Construction and feature selection
To improve the predictive power of your data, you can transform the input fields, or construct new ones based on the existing fields.
Transform, construct and select input fields to improve predictive power. Toggles all fields on the panel either on or off.
Merge sparse categories to maximize association with target. Select this to make a more parsimonious model by reducing the number of variables to be processed in association with the target. If required, change the probability value from the default of 0.05.
Note that if all categories are merged into one, the original and derived versions of the field are excluded because they have no value as a predictor.
When there is no target, merge sparse categories based on counts. If you are dealing with data that has no target, you can choose to merge sparse categories of either, or both, ordinal (ordered set) and nominal (set) features. Specify the minimum percentage of cases, or records, in the data that identifies the categories to be merged; the default is 10.
Categories are merged using the following rules:
- Merging is not performed on binary fields.
- If there are only two categories during merging, merging stops.
- If there is no original category, nor any category created during merging, with fewer than the specified minimum percent of cases, merging stops.
Bin continuous fields while preserving predictive power. Where you have data that includes a categorical target, you can bin continuous inputs with strong associations to improve processing performance. If required, change the probability value for the homogenous subsets from the default of 0.05.

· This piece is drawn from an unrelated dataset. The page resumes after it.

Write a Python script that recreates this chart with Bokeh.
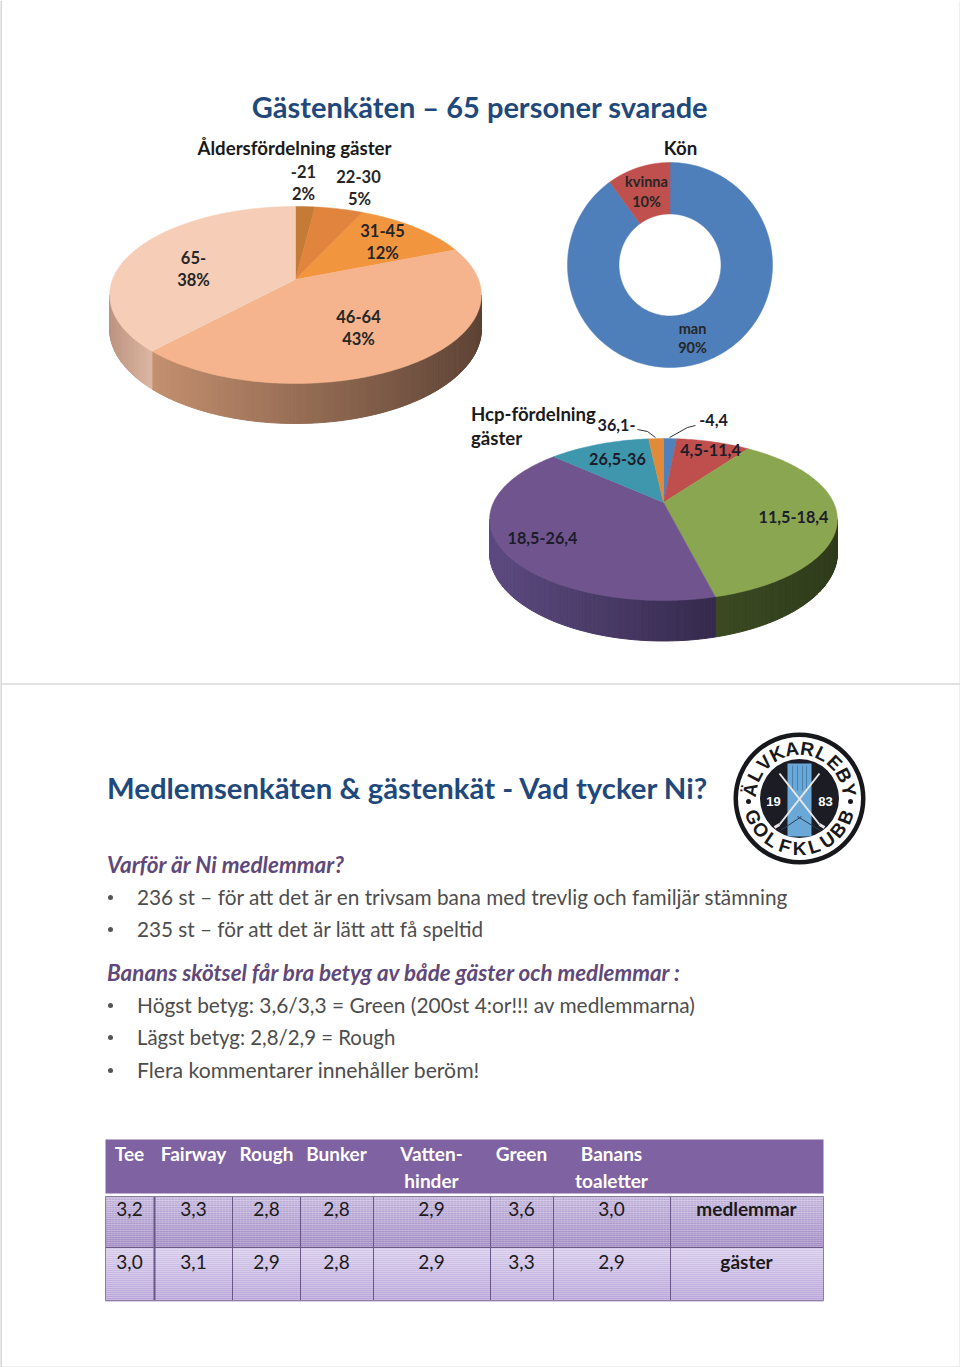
import numpy as np
from bokeh.plotting import figure
from bokeh.models import Range1d
from bokeh.core.properties import value
from bokeh.embed import file_html
from bokeh.resources import INLINE

# ---------- data ----------
age_labels = ["-21", "22-30", "31-45", "46-64", "65-"]
age_values = [2, 5, 12, 43, 38]
gender_labels = ["man", "kvinna"]
gender_values = [90, 10]
hcp_labels = ["-4,4", "4,5-11,4", "11,5-18,4", "18,5-26,4", "26,5-36", "36,1-"]
hcp_values = [1.5, 8.4, 36.2, 40.7, 11.5, 1.7]
tbl_head1 = ["Tee", "Fairway", "Rough", "Bunker", "Vatten-", "Green", "Banans"]
tbl_head2 = ["", "", "", "", "hinder", "", "toaletter"]
tbl_members = ["3,2", "3,3", "2,8", "2,8", "2,9", "3,6", "3,0"]
tbl_guests = ["3,0", "3,1", "2,9", "2,8", "2,9", "3,3", "2,9"]
tbl_rows = ["medlemmar", "gäster"]

BLUE = "#1f497d"; PURP = "#5f497a"; GREY = "#4d4d4d"; DARK = "#1a1a1a"
FONT = "Lato"

p = figure(width=960, height=1367, x_range=Range1d(0, 960), y_range=Range1d(1367, 0),
           toolbar_location=None, output_backend="svg", min_border=0)
p.axis.visible = False
p.grid.visible = False
p.outline_line_color = None
p.background_fill_color = "white"
p.border_fill_color = "white"

def T(x, y, s, size, color=DARK, style="normal", align="center", font=FONT, angle=0.0, dy=1):
    p.text(x=[x], y=[y - dy], text=[s], text_font=value(font), text_font_size=f"{size}px",
           text_color=color, text_font_style=style, text_align=align,
           text_baseline="middle", angle=[angle])

def mix(a, b, t):
    a = [int(a[i:i+2], 16) for i in (1, 3, 5)]
    b = [int(b[i:i+2], 16) for i in (1, 3, 5)]
    return "#%02x%02x%02x" % tuple(int(round(u + (v - u) * t)) for u, v in zip(a, b))

def pie3d(values, cx, cy, sx, sy, k, depth, tops, rims):
    v = np.asarray(values, float)
    edges = np.cumsum(np.r_[0, v]) / v.sum() * 2 * np.pi
    def pt(th):
        w = 1 + k * np.cos(th)
        return cx + sx * np.sin(th) / w, cy - sy * np.cos(th) / w
    th_r = np.arccos(-k)
    th_l = 2 * np.pi - th_r
    # rim
    for i in range(len(v)):
        a, b = max(edges[i], th_r), min(edges[i + 1], th_l)
        if b <= a:
            continue
        n = max(2, int((b - a) * 60))
        ths = np.linspace(a, b, n + 1)
        c0, c1 = rims[i]
        xs, ys, cs = [], [], []
        x_r = pt(a)[0]; x_l = pt(b)[0]
        for t0, t1 in zip(ths[:-1], ths[1:]):
            x0, y0 = pt(t0); x1, y1 = pt(t1)
            d0 = depth / (1 + k * np.cos(t0)); d1 = depth / (1 + k * np.cos(t1))
            xs.append([x0, x1, x1, x0]); ys.append([y0, y1, y1 + d1, y0 + d0])
            cs.append(mix(c0, c1, ((x0 + x1) / 2 - x_l) / (x_r - x_l)))
        p.patches(xs, ys, fill_color=cs, line_color=cs, line_width=1)
    # top
    for i in range(len(v)):
        ths = np.linspace(edges[i], edges[i + 1], max(3, int((edges[i + 1] - edges[i]) * 60)))
        x, y = pt(ths)
        p.patch(np.r_[cx, x], np.r_[cy, y], fill_color=tops[i], line_color=tops[i], line_width=0.5)

# slide frames
p.line([0.5, 0.5], [0, 1367], line_color="#c8c8c8", line_width=1.5)
p.line([959.5, 959.5], [0, 1367], line_color="#dedede", line_width=1)
p.line([0, 960], [683.5, 683.5], line_color="#d8d8d8", line_width=1.5)
p.line([0, 960], [1366.5, 1366.5], line_color="#dedede", line_width=1)

# ---------- top slide ----------
T(479.5, 107, "Gästenkäten – 65 personer svarade", 29, BLUE, "bold")
T(294, 148, "Åldersfördelning gäster", 18.7, DARK, "bold")
T(680, 148, "Kön", 18.7, DARK, "bold")

pie3d(age_values, 295, 279, 183, 85.8, 0.175, 33,
      ["#c47b36", "#e0843e", "#f2953f", "#f5b48d", "#f6cdb6"],
      [("#c47b36", "#c47b36"), ("#e0843e", "#e0843e"), ("#f2953f", "#f2953f"),
       ("#c4906f", "#5e4335"), ("#bd9480", "#dcb7a3")])
for x, y, s in [(303, 172, "-21"), (303, 194, "2%"), (358, 177, "22-30"), (359, 199, "5%"),
                (382, 231, "31-45"), (382, 253, "12%"), (358, 317, "46-64"), (358, 339, "43%"),
                (193, 258, "65-"), (193, 280, "38%")]:
    T(x, y, s, 16.5, "#262626", "bold")

# donut
dcx, dcy, dr0, dr1 = 669.5, 264.5, 51, 102.5
g = np.asarray(gender_values, float)
g_edges = np.cumsum(np.r_[0, g]) / g.sum() * 2 * np.pi
for i, col in enumerate(["#4f7fbb", "#bf504d"]):
    th = np.linspace(g_edges[i], g_edges[i + 1], 200)
    xs = np.r_[dcx + dr1 * np.sin(th), dcx + dr0 * np.sin(th[::-1])]
    ys = np.r_[dcy - dr1 * np.cos(th), dcy - dr0 * np.cos(th[::-1])]
    p.patch(xs, ys, fill_color=col, line_color=col, line_width=0.5)
T(646, 182, gender_labels[1], 14.5, "#262626", "bold")
T(646, 202, "10%", 14.5, "#262626", "bold")
T(692, 329, gender_labels[0], 14.5, "#262626", "bold")
T(692, 348, "90%", 14.5, "#262626", "bold")

# hcp pie
pie3d(hcp_values, 663, 502, 170, 77.4, 0.21, 32,
      ["#4f81bd", "#be4f4c", "#8aa650", "#6f548d", "#3f97ad", "#e08a3a"],
      [("#3a5f8a", "#3a5f8a"), ("#8a3a38", "#8a3a38"), ("#3b4a22", "#2f3b1b"),
       ("#5d4a80", "#352a4d"), ("#2d6d7e", "#2d6d7e"), ("#a96528", "#a96528")])
T(470.5, 414, "Hcp-fördelning", 18.6, DARK, "bold", "left")
T(470.5, 438, "gäster", 18.6, DARK, "bold", "left")
for x, y, s in [(616, 425, hcp_labels[5]), (713, 420, hcp_labels[0]), (617, 459, hcp_labels[4]),
                (710, 450, hcp_labels[1]), (793, 517, hcp_labels[2]), (542, 538, hcp_labels[3])]:
    T(x, y, s, 16.2, "#1c1c2a", "bold")
p.line([637, 647, 655], [429, 431, 437], line_color="#333333", line_width=1)
p.line([695, 687, 669], [425, 427, 437], line_color="#333333", line_width=1)

# ---------- lower slide ----------
T(106.5, 788, "Medlemsenkäten & gästenkät - Vad tycker Ni?", 29.3, BLUE, "bold", "left")
T(106.5, 865, "Varför är Ni medlemmar?", 22.5, PURP, "bold italic", "left")
T(106.5, 973, "Banans skötsel får bra betyg av både gäster och medlemmar :", 22.4, PURP, "bold italic", "left")
for y, s, fs in [(897, "236 st – för att det är en trivsam bana med trevlig och familjär stämning", 20.8),
                 (929, "235 st – för att det är lätt att få speltid", 20.7),
                 (1005, "Högst betyg: 3,6/3,3 = Green (200st 4:or!!! av medlemmarna)", 20.9),
                 (1037, "Lägst betyg: 2,8/2,9 = Rough", 20.4),
                 (1070, "Flera kommentarer innehåller beröm!", 21.2)]:
    T(136.5, y, s, fs, GREY, "normal", "left")
    p.scatter([110], [y], size=5, fill_color="#555555", line_color=None)

# logo
lx, ly = 799, 798
p.scatter([lx], [ly], size=132, fill_color="#17181c", line_color=None)
p.scatter([lx], [ly], size=123, fill_color="white", line_color=None)
p.scatter([lx], [ly], size=79, fill_color="#1c1d24", line_color=None)
p.quad(left=[787], right=[811], top=[763], bottom=[836], fill_color="#6aa8d8", line_color=None)
for x in (792, 797, 802, 806):
    p.line([x, x], [765, 790], line_color="#3f78a8", line_width=0.8)
for a, b in [((820, 830), (797, 816)), ((780, 830), (801, 816))]:
    p.line([a[0], b[0]], [a[1], b[1]], line_color="#2a3f55", line_width=1)
for a, b, sgn in [((779, 773), (819, 824), 1), ((819, 773), (779, 824), -1)]:
    p.line([a[0], b[0]], [a[1], b[1]], line_color="#e8e8e8", line_width=2)
    p.line([b[0], b[0] + 5 * sgn], [b[1], b[1] + 3], line_color="#e8e8e8", line_width=3)
T(773, 801, "19", 13, "white", "bold", font="Liberation Sans", dy=0)
T(825, 801, "83", 13, "white", "bold", font="Liberation Sans", dy=0)
top_word = "ÄLVKARLEBY"; bot_word = "GOLFKLUBB"
for i, ch in enumerate(top_word):
    a = np.radians(-80 + 160 * i / (len(top_word) - 1))
    T(lx + 50 * np.sin(a), ly - 50 * np.cos(a), ch, 19, "#17181c", "bold", font="Liberation Sans", angle=-a, dy=0)
for i, ch in enumerate(bot_word):
    a = np.radians(248 - 136 * i / (len(bot_word) - 1))
    T(lx + 50 * np.sin(a), ly - 50 * np.cos(a), ch, 19, "#17181c", "bold", font="Liberation Sans",
      angle=-(a - np.pi), dy=0)
p.scatter([lx - 51, lx + 51], [ly + 3, ly + 3], size=5, fill_color="#17181c", line_color=None)

# table
col_edges = [105, 154, 232, 300, 373, 490, 553, 670, 823]
col_mid = [129, 193, 266, 336, 431, 521, 611, 746]
p.quad(left=[105], right=[823], top=[1139], bottom=[1193], fill_color="#7f62a1", line_color=None)
def band(y0, y1, c0, c1):
    ys = np.arange(y0, y1, 2)
    p.quad(left=105, right=823, top=ys, bottom=ys + 2,
           fill_color=[mix(c0, c1, (y - y0) / (y1 - y0)) for y in ys], line_color=None)
band(1196, 1247, "#c8bbe0", "#a48dc6")
band(1247, 1300, "#d6cbeb", "#b8a3d9")
p.quad(left=[105], right=[823], top=[1196], bottom=[1247], fill_color=None, line_color=None,
       hatch_pattern="dot", hatch_color="#6a4f94", hatch_alpha=0.25, hatch_scale=3)
for x in col_edges[1:-1]:
    p.line([x, x], [1196, 1300], line_color="#6b5688", line_width=2 if x == 154 else 1)
p.line([105, 823], [1247, 1247], line_color="#6b5688", line_width=1)
p.line([105, 105, 823, 823, 105], [1196, 1300, 1300, 1196, 1196], line_color="#8a7f9c", line_width=1)
for x, a, b in zip(col_mid, tbl_head1, tbl_head2):
    T(x, 1154, a, 19, "white", "bold")
    if b:
        T(x, 1181, b, 19, "white", "bold")
for x, a, b in zip(col_mid, tbl_members, tbl_guests):
    T(x, 1209, a, 19, "#1a1a1a")
    T(x, 1262, b, 19, "#1a1a1a")
T(746, 1209, tbl_rows[0], 19, "#1a1a1a", "bold")
T(746, 1262, tbl_rows[1], 19, "#1a1a1a", "bold")

open("out.html", "w").write(file_html(p, INLINE))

If the binning operation results in a single bin for a particular field, the original and binned versions of the field are excluded because they have no value as a predictor.
Perform feature selection. Select this option to remove features with a low correlation coefficient. If required, change the probability value from the default of 0.05.
This option only applies to continuous input features where the target is continuous, and to categorical input features.
Perform feature construction. Select this option to derive new features from a combination of several existing features (which are then discarded from modeling).
This option only applies to continuous input features where the target is continuous, or where there is no target.